What Teachers Should Know About Planning for Retirement
#1 Having IPERS is a Blessing
Guaranteed retirement income is difficult to come by these days. Access to traditional pension plans will continue to decrease over the years for workers. If you are included in IPERS or some other pension system at your school district you should feel very fortunate. Don’t underestimate the value of this future stream of income - it is considerable! This guaranteed income lowers the probability of outliving your retirement savings significantly!
#2 IPERS Probably Isn’t Enough
Yet, IPERS may not be enough. Unfortunately, your IPERS retirement benefit is not adjusted for inflation. Your monthly pension income will stay the same over the years. For example, my mother retired from teaching a couple of years ago with an annual IPERS income of around $40,000 per year. Each year, as prices increase, the purchasing power of her income will decrease. In 10 years, her $40,000 income will only buy the equivalent of $29,674 in today’s dollars (assuming 3% annual inflation). And it will purchase only $25,674 in 15 years. This example shows that if your goal is to keep your current standard of living in retirement, relying on IPERS alone might be a problem. I encourage my teacher colleagues to put additional money away for retirement in order to prepare for this inflation gap.

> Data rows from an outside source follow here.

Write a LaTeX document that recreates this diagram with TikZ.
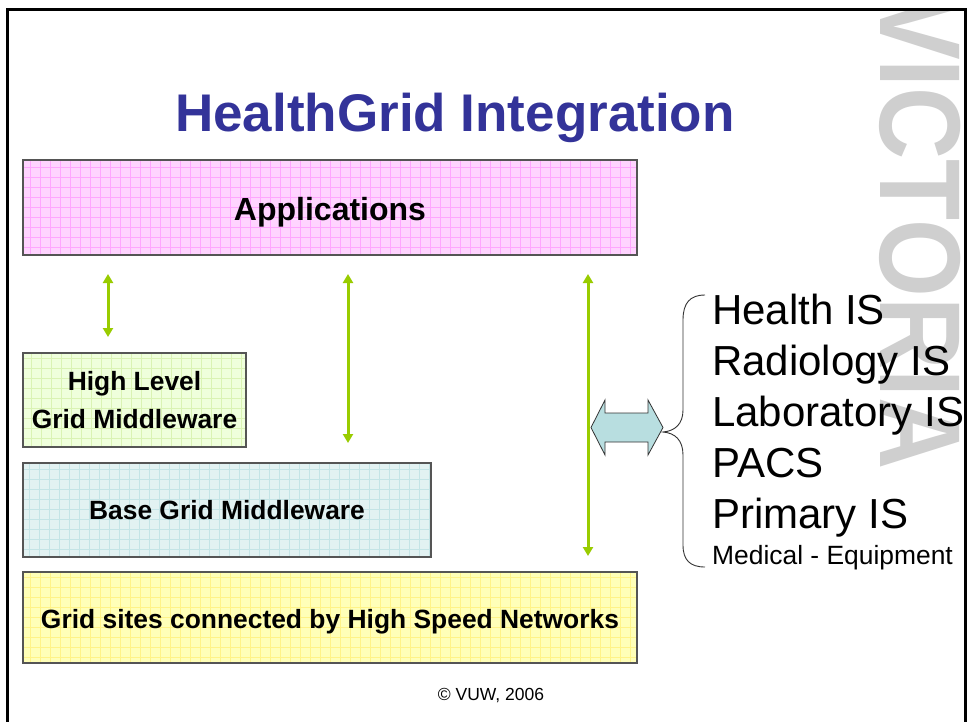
\documentclass[tikz,border=0pt]{standalone}
\usepackage{fontspec}
\setmainfont{Liberation Sans}
\usetikzlibrary{arrows.meta}
\definecolor{titleblue}{HTML}{333399}
\definecolor{arrgreen}{HTML}{99CC00}
\definecolor{boxedge}{HTML}{555555}
\definecolor{pinkfill}{HTML}{FFD4FF}
\definecolor{pinkline}{HTML}{FFA6FF}
\definecolor{greenfill}{HTML}{EFFFDC}
\definecolor{greenline}{HTML}{DAF3B4}
\definecolor{cyanfill}{HTML}{E2F2F2}
\definecolor{cyanline}{HTML}{C4E4E6}
\definecolor{yellowfill}{HTML}{FFFFB8}
\definecolor{yellowline}{HTML}{FFF388}
\definecolor{dblfill}{HTML}{B8DEE0}
\definecolor{wmgray}{HTML}{CFCFCF}
\tikzset{
  layerbox/.style 2 args={draw=boxedge, line width=1.3pt, fill=#1, inner sep=0pt,
    font=\bfseries\fontsize{26.4}{38}\selectfont, align=center,
    path picture={\draw[#2, line width=0.7pt] (path picture bounding box.south west)
      grid[step=10pt] (path picture bounding box.north east);}},
  boxlabel/.style={inner sep=0pt, font=\bfseries\fontsize{26.4}{38}\selectfont},
  garrow/.style={draw=arrgreen, line width=3pt,
    {Triangle[width=10pt,length=9pt]}-{Triangle[width=10pt,length=9pt]}},
  listitem/.style={anchor=base west, inner sep=0pt, font=\fontsize{42}{48}\selectfont},
}
\begin{document}
\begin{tikzpicture}[x=1pt,y=-1pt]
\useasboundingbox (0,0) rectangle (967,721);
\fill[white] (0,0) rectangle (967,721);
% watermark
\begin{scope}
\clip (7,9) rectangle (965,721);
\node[rotate=-90, yscale=1.15, anchor=base west, inner sep=0pt, text=wmgray,
  font=\bfseries\fontsize{100}{100}\selectfont] (wm) at (880,-7) {VICTORIA};
\end{scope}
% frame
\draw[line width=3pt, black] (7,725) -- (7,9) -- (965,9) -- (965,725);
% title
\node[anchor=base, inner sep=0pt, text=titleblue, font=\bfseries\fontsize{53}{60}\selectfont]
  (title) at (455,131) {HealthGrid Integration};
% layers
\node[layerbox={pinkfill}{pinkline}, minimum width=614pt, minimum height=95pt] (app) at (330,207.5) {};
\node[boxlabel, anchor=base, font=\bfseries\fontsize{32}{38}\selectfont] (applbl) at (330,220) {Applications};
\node[layerbox={greenfill}{greenline}, minimum width=223pt, minimum height=94pt] (hl) at (134.5,400)
  {High Level\\Grid Middleware};
\node[layerbox={cyanfill}{cyanline}, minimum width=408pt, minimum height=94pt] (base) at (227,510)
  {Base Grid Middleware};
\node[layerbox={yellowfill}{yellowline}, minimum width=614pt, minimum height=91pt] (grid) at (330,617.5) {};
\node[boxlabel, anchor=base] (gridlbl) at (330,628) {Grid sites connected by High Speed Networks};
% green arrows
\coordinate (a1t) at (108,274); \coordinate (a1b) at (108,337);
\coordinate (a2t) at (348,274); \coordinate (a2b) at (348,443);
\coordinate (a3t) at (588,274); \coordinate (a3b) at (588,556);
\draw[garrow] (a1t) -- (a1b);
\draw[garrow] (a2t) -- (a2b);
\draw[garrow] (a3t) -- (a3b);
% double arrow
\draw[fill=dblfill, draw=black!80, line width=0.8pt]
  (591,427.5) -- (605,400) -- (605,413) -- (648,413) -- (648,400) -- (663,427.5)
  -- (648,455) -- (648,442) -- (605,442) -- (605,455) -- cycle;
% brace
\draw[black!80, line width=0.9pt]
  (705,295) .. controls (690,295) and (683,303) .. (683,320) -- (683,410)
  .. controls (683,424) and (675,431) .. (663,432)
  .. controls (675,433) and (683,440) .. (683,455) -- (683,545)
  .. controls (683,560) and (690,567) .. (705,567);
% list
\node[listitem] (l1) at (712,324) {Health IS};
\node[listitem] (l2) at (712,375) {Radiology IS};
\node[listitem] (l3) at (712,426) {Laboratory IS};
\node[listitem] (l4) at (712,477) {PACS};
\node[listitem] (l5) at (712,528) {Primary IS};
\node[listitem, font=\fontsize{26.4}{30}\selectfont] (l6) at (712,564) {Medical - Equipment};
% footer
\node[anchor=base, inner sep=0pt, font=\fontsize{17.5}{20}\selectfont] (foot) at (491,700) {© VUW, 2006};
\end{tikzpicture}
\end{document}
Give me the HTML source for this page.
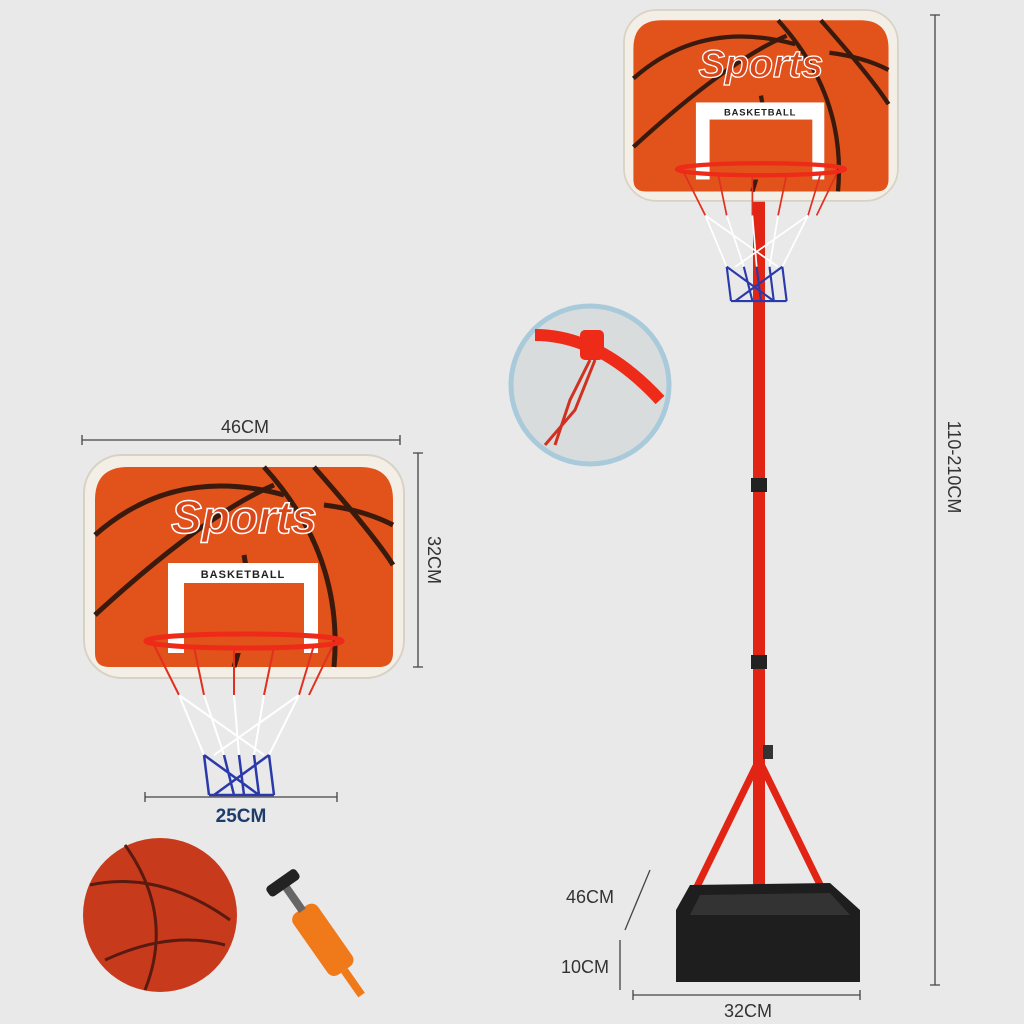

Another issue is the potential of leaving the teaching profession. If you are a seasoned veteran and have taught for 25 years this might not be that relevant, but if you are just beginning or are midway through your career, this should be a consideration. You never know what the future may hold. I am sure we all have friends who have left the teaching profession for various reasons; many of them would not have predicted it three years beforehand. If you leave IPERS covered employment early, the retirement benefit becomes less impressive. By investing in another retirement account you can protect yourself, just in case.
#3 Roth IRA’s Can Fill the Inflation Gap
If you are looking to save in addition to your pension, generally a Roth IRA is the first place to start. Why? Because Roths are AWESOME! Once you place money into a Roth IRA, it is never taxed again! In 2017, a teacher can contribute up to $5,500 into a Roth IRA. $6,500 if age 50 or older. If you save enough to max out the Roth, the next place to invest would probably be your district's 403(b) plan. Although every family is different so it is wise to look at your unique situation when making these decisions.

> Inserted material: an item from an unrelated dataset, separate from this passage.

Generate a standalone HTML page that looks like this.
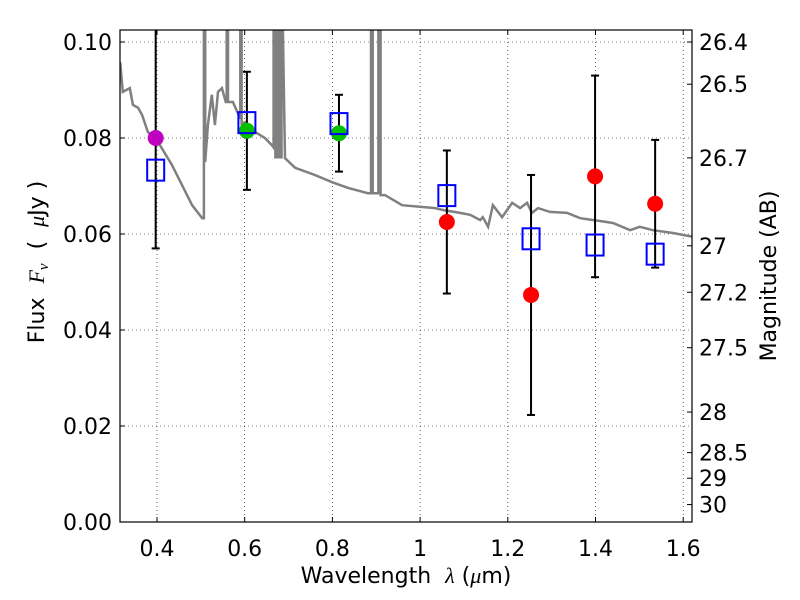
<!DOCTYPE html>
<html><head><meta charset="utf-8"><style>
body{margin:0;background:#fff}
svg{display:block;font-family:"DejaVu Sans","Liberation Sans",sans-serif}
</style></head><body>
<svg id="c" width="800" height="600"></svg>
<script>
const specWl=[0.316,0.322,0.338,0.345,0.357,0.366,0.379,0.402,0.434,0.457,0.480,0.503,0.507,0.507,0.510,0.510,0.516,0.525,0.532,0.539,0.548,0.557,0.559,0.559,0.562,0.562,0.573,0.590,0.590,0.593,0.593,0.601,0.623,0.646,0.662,0.666,0.666,0.670,0.670,0.675,0.675,0.680,0.680,0.684,0.684,0.692,0.715,0.760,0.799,0.836,0.881,0.888,0.888,0.892,0.892,0.905,0.905,0.910,0.910,0.920,0.959,1.034,1.052,1.091,1.114,1.137,1.143,1.155,1.166,1.187,1.210,1.228,1.244,1.255,1.269,1.296,1.335,1.365,1.410,1.440,1.479,1.501,1.531,1.577,1.611,1.625];
const specFlux=[0.0958,0.0896,0.0904,0.0869,0.0863,0.0848,0.0813,0.0792,0.0744,0.0702,0.0660,0.0633,0.0633,0.12,0.12,0.075,0.0827,0.0890,0.0827,0.0896,0.0904,0.0875,0.0875,0.12,0.12,0.0875,0.0875,0.084,0.12,0.12,0.083,0.0833,0.0813,0.0800,0.0785,0.078,0.12,0.12,0.076,0.076,0.12,0.12,0.076,0.076,0.12,0.0758,0.0738,0.0723,0.0708,0.0696,0.0685,0.0685,0.12,0.12,0.0685,0.0685,0.12,0.12,0.0681,0.0681,0.0660,0.0654,0.0650,0.0644,0.0640,0.0629,0.0635,0.0615,0.0660,0.0635,0.0665,0.0654,0.0665,0.0644,0.0654,0.0646,0.0644,0.0633,0.0627,0.0623,0.0608,0.0615,0.0608,0.0602,0.0596,0.0594];
const obsWl=[0.397,0.605,0.815,1.061,1.253,1.399,1.536];
const obsFlux=[0.080,0.0815,0.081,0.0625,0.0473,0.072,0.0663];
const obsErr=[0.023,0.0123,0.008,0.0149,0.025,0.021,0.0133];
const obsColor=['#bf00bf','#00c000','#00c000','red','red','red','red'];
const modelFlux=[0.0733,0.0832,0.0830,0.0680,0.0590,0.0577,0.0558];
const xTicks=[0.4,0.6,0.8,1.0,1.2,1.4,1.6];
const xTickLabels=['0.4','0.6','0.8','1','1.2','1.4','1.6'];
const yTicks=[0,0.02,0.04,0.06,0.08,0.10];
const yTickLabels=['0.00','0.02','0.04','0.06','0.08','0.10'];
const magTicks=[26.4,26.5,26.7,27,27.2,27.5,28,28.5,29,30];

const L=120,R=692,T=30,B=522,FS=22;
const X=v=>157+(v-0.4)*438.5;
const Y=f=>522-f*4800;
const NS='http://www.w3.org/2000/svg';
const svg=document.getElementById('c');
function mk(tag,attrs,parent){const e=document.createElementNS(NS,tag);for(const k in attrs)e.setAttribute(k,attrs[k]);(parent||svg).appendChild(e);return e;}
const defs=mk('defs',{});const cp=mk('clipPath',{id:'clip'},defs);mk('rect',{x:L,y:T,width:R-L,height:B-T},cp);
const grid=mk('g',{});


xTicks.forEach((v,i)=>{
  mk('line',{x1:X(v),x2:X(v),y1:T,y2:B,stroke:'#000','stroke-width':0.6,'stroke-dasharray':'1,3'},grid);
  mk('line',{x1:X(v),x2:X(v),y1:B,y2:B-5,stroke:'#000'});mk('line',{x1:X(v),x2:X(v),y1:T,y2:T+5,stroke:'#000'});
  const t=mk('text',{x:X(v),y:B+34,'text-anchor':'middle','font-size':FS});t.textContent=xTickLabels[i];
  
  
});
yTicks.forEach((v,i)=>{
  mk('line',{x1:L,x2:R,y1:Y(v),y2:Y(v),stroke:'#000','stroke-width':0.6,'stroke-dasharray':'1,3'},grid);
  mk('line',{x1:L,x2:L+5,y1:Y(v),y2:Y(v),stroke:'#000'});
  const t=mk('text',{x:L-8,y:Y(v)+8,'text-anchor':'end','font-size':FS});t.textContent=yTickLabels[i];
  
  
});
magTicks.forEach(m=>{
  const f=Math.pow(10,(23.9-m)/2.5);const y=Y(f);
  mk('line',{x1:R,x2:R-5,y1:y,y2:y,stroke:'#000'});
  const t=mk('text',{x:R+7,y:y+8,'font-size':FS});t.textContent=String(m);
  
  
});
const plot=mk('g',{'clip-path':'url(#clip)'});
let d='';specWl.forEach((w,i)=>{d+=(i?'L':'M')+X(w).toFixed(1)+','+Y(specFlux[i]).toFixed(1);});
const sp=mk('path',{d:d,fill:'none',stroke:'#808080','stroke-width':2.5},plot);


obsWl.forEach((w,i)=>{
  const e=mk('g',{},plot);
  
  
  const y1=Y(obsFlux[i]+obsErr[i]),y2=Y(obsFlux[i]-obsErr[i]);
  mk('line',{x1:X(w),x2:X(w),y1:y1,y2:y2,stroke:'#000','stroke-width':2},e);
  mk('line',{x1:X(w)-4,x2:X(w)+4,y1:y1,y2:y1,stroke:'#000','stroke-width':2},e);
  mk('line',{x1:X(w)-4,x2:X(w)+4,y1:y2,y2:y2,stroke:'#000','stroke-width':2},e);
});
obsWl.forEach((w,i)=>{
  const c=mk('circle',{cx:X(w),cy:Y(obsFlux[i]),r:8,fill:obsColor[i]},plot);
  
  
  const s=mk('rect',{x:X(w)-8.5,y:Y(modelFlux[i])-10.5,width:17,height:21,fill:'none',stroke:'#0000ff','stroke-width':2},plot);
  
  
});
const fr=mk('rect',{x:L,y:T,width:R-L,height:B-T,fill:'none',stroke:'#000','stroke-width':1.2});


const xl=mk('text',{x:406,y:583,'text-anchor':'middle','font-size':FS});
xl.innerHTML='Wavelength&#160;&#160;<tspan font-style="italic" font-family="Liberation Serif,serif">λ</tspan>&#160;(<tspan font-style="italic" font-family="Liberation Serif,serif">μ</tspan>m)';


const yl=mk('text',{x:0,y:0,'text-anchor':'middle','font-size':FS,transform:'translate(44,262) rotate(-90)'});
yl.innerHTML='Flux&#160;&#160;<tspan font-style="italic" font-family="Liberation Serif,serif">F</tspan><tspan font-style="italic" font-family="Liberation Serif,serif" font-size="15" dy="4">ν</tspan><tspan dy="-4">&#160;&#160;(&#160;&#160;</tspan><tspan font-style="italic" font-family="Liberation Serif,serif">μ</tspan>Jy&#160;)';


const rl=mk('text',{x:0,y:0,'text-anchor':'middle','font-size':FS,transform:'translate(776,276) rotate(-90)'});
rl.textContent='Magnitude (AB)';


</script>
</body></html>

#4 Investments May Need to be Adjusted
Because you likely have a traditional pension plan in IPERS, it may be desirable to invest differently than normal with your other long-term investments like your Roth IRA, 403(b), or your spouse’s retirement savings. The important thing is to look at your family’s entire retirement picture, including your IPERS.

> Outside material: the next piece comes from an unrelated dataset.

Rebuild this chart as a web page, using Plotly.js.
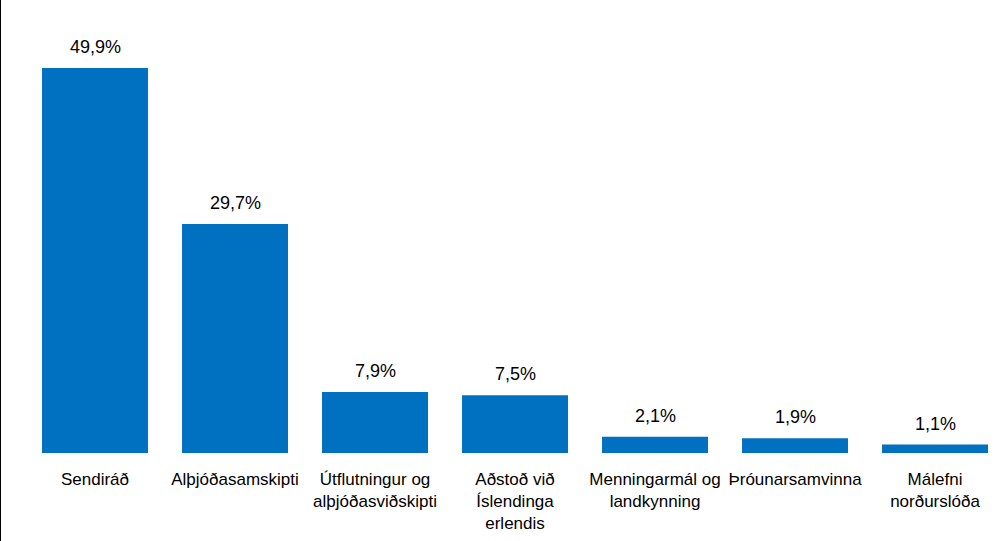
<!DOCTYPE html>
<html>
<head>
<meta charset="utf-8">
<script src="https://cdn.plot.ly/plotly-3.0.1.min.js"></script>
<style>
html,body{margin:0;padding:0;background:#fff;}
#chart{width:998px;height:541px;border-left:1px solid #000;}
</style>
</head>
<body>
<div id="chart"></div>
<script>
const categories = ["Sendiráð", "Alþjóðasamskipti", "Útflutningur og<br>alþjóðasviðskipti", "Aðstoð við<br>Íslendinga<br>erlendis", "Menningarmál og<br>landkynning", "Þróunarsamvinna", "Málefni<br>norðurslóða"];
const values = [49.9, 29.7, 7.9, 7.5, 2.1, 1.9, 1.1];
const valueLabels = values.map(v => v.toFixed(1).replace('.', ',') + '%');

const fam = "'Liberation Sans', Arial, sans-serif";

const trace = {
  type: 'bar',
  x: categories,
  y: values,
  marker: {color: '#0070C0'},
  width: 0.757,
  hoverinfo: 'none'
};

const annotations = categories.map((c, i) => ({
  x: c, y: values[i], xref: 'x', yref: 'y',
  text: valueLabels[i], showarrow: false,
  yanchor: 'bottom', yshift: 9,
  font: {family: fam, size: 18, color: '#000'}
}));

const layout = {
  width: 998, height: 541,
  margin: {l: 24, r: 0, t: 0, b: 88},
  paper_bgcolor: '#fff', plot_bgcolor: '#fff',
  showlegend: false,
  bargap: 0.243,
  xaxis: {
    range: [-0.5, 6.457], showgrid: false, zeroline: false, showline: false,
    ticks: '', tickangle: 0, automargin: false,
    tickfont: {family: fam, size: 17, color: '#000'},
    ticklabelstandoff: 14
  },
  yaxis: {
    range: [0, 58.72], visible: false, showgrid: false, zeroline: false
  },
  annotations: annotations
};

Plotly.newPlot('chart', [trace], layout, {displayModeBar: false, staticPlot: true});
</script>
</body>
</html>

Because IPERS is a guaranteed stream of income in retirement, you can think of this as a safe bond investment. Bonds have relatively less risk than stocks over time. It may be an advantage to increase the risk of your other retirement assets, more than you otherwise if you didn’t have your pension. This can maximize growth opportunity while being entirely appropriate as an overall risk profile. Consulting with your financial advisor about this would be wise because there are many factors that play into these decisions.